▸ **AVAILABLE DATA**:
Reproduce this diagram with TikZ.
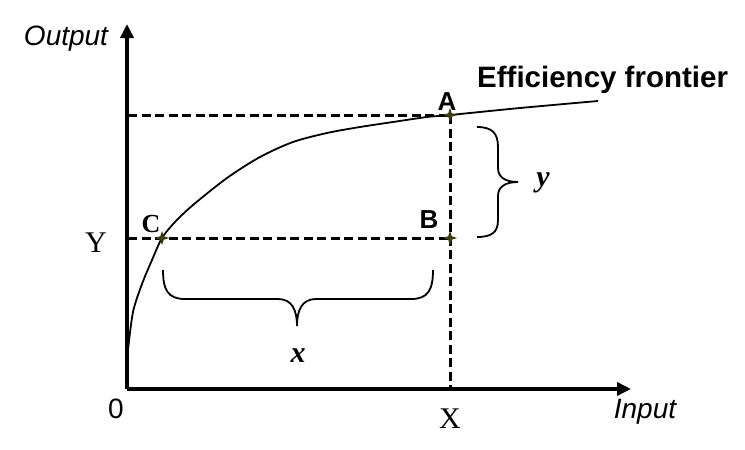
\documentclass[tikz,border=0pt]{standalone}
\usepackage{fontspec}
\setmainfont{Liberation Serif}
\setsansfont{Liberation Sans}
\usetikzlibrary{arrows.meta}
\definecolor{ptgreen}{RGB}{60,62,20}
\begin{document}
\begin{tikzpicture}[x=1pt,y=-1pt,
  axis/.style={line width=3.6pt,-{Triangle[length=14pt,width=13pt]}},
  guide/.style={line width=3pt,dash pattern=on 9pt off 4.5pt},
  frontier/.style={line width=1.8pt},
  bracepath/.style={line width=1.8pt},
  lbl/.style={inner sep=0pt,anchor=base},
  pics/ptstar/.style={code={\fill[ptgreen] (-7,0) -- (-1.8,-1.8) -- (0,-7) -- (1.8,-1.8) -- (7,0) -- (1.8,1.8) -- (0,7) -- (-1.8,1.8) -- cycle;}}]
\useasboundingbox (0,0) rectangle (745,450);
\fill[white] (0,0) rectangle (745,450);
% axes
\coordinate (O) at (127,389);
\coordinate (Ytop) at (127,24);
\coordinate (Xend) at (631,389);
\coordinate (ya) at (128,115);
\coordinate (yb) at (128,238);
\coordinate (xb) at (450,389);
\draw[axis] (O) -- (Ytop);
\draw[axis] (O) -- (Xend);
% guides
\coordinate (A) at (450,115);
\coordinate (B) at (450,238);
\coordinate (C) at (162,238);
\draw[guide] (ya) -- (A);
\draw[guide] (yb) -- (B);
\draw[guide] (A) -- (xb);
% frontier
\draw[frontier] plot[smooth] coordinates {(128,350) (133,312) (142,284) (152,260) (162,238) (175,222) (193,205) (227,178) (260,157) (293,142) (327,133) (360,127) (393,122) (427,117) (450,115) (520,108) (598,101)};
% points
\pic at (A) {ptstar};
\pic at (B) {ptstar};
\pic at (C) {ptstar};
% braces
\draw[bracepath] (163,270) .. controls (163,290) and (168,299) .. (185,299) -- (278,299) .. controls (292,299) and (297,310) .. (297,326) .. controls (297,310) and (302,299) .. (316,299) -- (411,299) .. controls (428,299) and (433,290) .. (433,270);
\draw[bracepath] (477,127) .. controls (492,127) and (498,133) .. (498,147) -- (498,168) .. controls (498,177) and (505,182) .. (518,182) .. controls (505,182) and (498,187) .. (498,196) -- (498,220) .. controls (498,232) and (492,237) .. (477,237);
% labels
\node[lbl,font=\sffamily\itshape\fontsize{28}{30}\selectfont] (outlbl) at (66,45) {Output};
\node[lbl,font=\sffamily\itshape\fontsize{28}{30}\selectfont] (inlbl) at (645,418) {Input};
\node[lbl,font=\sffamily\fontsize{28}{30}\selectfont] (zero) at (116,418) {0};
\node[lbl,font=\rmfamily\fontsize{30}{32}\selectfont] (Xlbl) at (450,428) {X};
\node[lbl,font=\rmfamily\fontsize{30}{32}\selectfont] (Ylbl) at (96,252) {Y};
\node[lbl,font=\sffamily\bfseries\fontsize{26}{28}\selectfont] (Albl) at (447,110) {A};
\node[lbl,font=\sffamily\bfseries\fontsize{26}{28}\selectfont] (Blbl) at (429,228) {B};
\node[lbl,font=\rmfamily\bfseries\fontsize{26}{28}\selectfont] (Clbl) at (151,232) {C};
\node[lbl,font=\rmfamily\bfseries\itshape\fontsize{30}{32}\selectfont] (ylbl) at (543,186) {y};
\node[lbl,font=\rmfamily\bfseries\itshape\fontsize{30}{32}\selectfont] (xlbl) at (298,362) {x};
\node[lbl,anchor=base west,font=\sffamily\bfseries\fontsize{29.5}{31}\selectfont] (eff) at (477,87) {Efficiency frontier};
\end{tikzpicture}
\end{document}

▸ **WHAT THIS TASK INVOLVES**:
Every line above should be returned exactly; the pictures stay out.

▸ **SOLUTION TO THIS TASK**:
Reproduce this diagram with TikZ.
\documentclass[tikz,border=0pt]{standalone}
\usepackage{fontspec}
\setmainfont{Liberation Serif}
\setsansfont{Liberation Sans}
\usetikzlibrary{arrows.meta}
\definecolor{ptgreen}{RGB}{60,62,20}
\begin{document}
\begin{tikzpicture}[x=1pt,y=-1pt,
  axis/.style={line width=3.6pt,-{Triangle[length=14pt,width=13pt]}},
  guide/.style={line width=3pt,dash pattern=on 9pt off 4.5pt},
  frontier/.style={line width=1.8pt},
  bracepath/.style={line width=1.8pt},
  lbl/.style={inner sep=0pt,anchor=base},
  pics/ptstar/.style={code={\fill[ptgreen] (-7,0) -- (-1.8,-1.8) -- (0,-7) -- (1.8,-1.8) -- (7,0) -- (1.8,1.8) -- (0,7) -- (-1.8,1.8) -- cycle;}}]
\useasboundingbox (0,0) rectangle (745,450);
\fill[white] (0,0) rectangle (745,450);
% axes
\coordinate (O) at (127,389);
\coordinate (Ytop) at (127,24);
\coordinate (Xend) at (631,389);
\coordinate (ya) at (128,115);
\coordinate (yb) at (128,238);
\coordinate (xb) at (450,389);
\draw[axis] (O) -- (Ytop);
\draw[axis] (O) -- (Xend);
% guides
\coordinate (A) at (450,115);
\coordinate (B) at (450,238);
\coordinate (C) at (162,238);
\draw[guide] (ya) -- (A);
\draw[guide] (yb) -- (B);
\draw[guide] (A) -- (xb);
% frontier
\draw[frontier] plot[smooth] coordinates {(128,350) (133,312) (142,284) (152,260) (162,238) (175,222) (193,205) (227,178) (260,157) (293,142) (327,133) (360,127) (393,122) (427,117) (450,115) (520,108) (598,101)};
% points
\pic at (A) {ptstar};
\pic at (B) {ptstar};
\pic at (C) {ptstar};
% braces
\draw[bracepath] (163,270) .. controls (163,290) and (168,299) .. (185,299) -- (278,299) .. controls (292,299) and (297,310) .. (297,326) .. controls (297,310) and (302,299) .. (316,299) -- (411,299) .. controls (428,299) and (433,290) .. (433,270);
\draw[bracepath] (477,127) .. controls (492,127) and (498,133) .. (498,147) -- (498,168) .. controls (498,177) and (505,182) .. (518,182) .. controls (505,182) and (498,187) .. (498,196) -- (498,220) .. controls (498,232) and (492,237) .. (477,237);
% labels
\node[lbl,font=\sffamily\itshape\fontsize{28}{30}\selectfont] (outlbl) at (66,45) {Output};
\node[lbl,font=\sffamily\itshape\fontsize{28}{30}\selectfont] (inlbl) at (645,418) {Input};
\node[lbl,font=\sffamily\fontsize{28}{30}\selectfont] (zero) at (116,418) {0};
\node[lbl,font=\rmfamily\fontsize{30}{32}\selectfont] (Xlbl) at (450,428) {X};
\node[lbl,font=\rmfamily\fontsize{30}{32}\selectfont] (Ylbl) at (96,252) {Y};
\node[lbl,font=\sffamily\bfseries\fontsize{26}{28}\selectfont] (Albl) at (447,110) {A};
\node[lbl,font=\sffamily\bfseries\fontsize{26}{28}\selectfont] (Blbl) at (429,228) {B};
\node[lbl,font=\rmfamily\bfseries\fontsize{26}{28}\selectfont] (Clbl) at (151,232) {C};
\node[lbl,font=\rmfamily\bfseries\itshape\fontsize{30}{32}\selectfont] (ylbl) at (543,186) {y};
\node[lbl,font=\rmfamily\bfseries\itshape\fontsize{30}{32}\selectfont] (xlbl) at (298,362) {x};
\node[lbl,anchor=base west,font=\sffamily\bfseries\fontsize{29.5}{31}\selectfont] (eff) at (477,87) {Efficiency frontier};
\end{tikzpicture}
\end{document}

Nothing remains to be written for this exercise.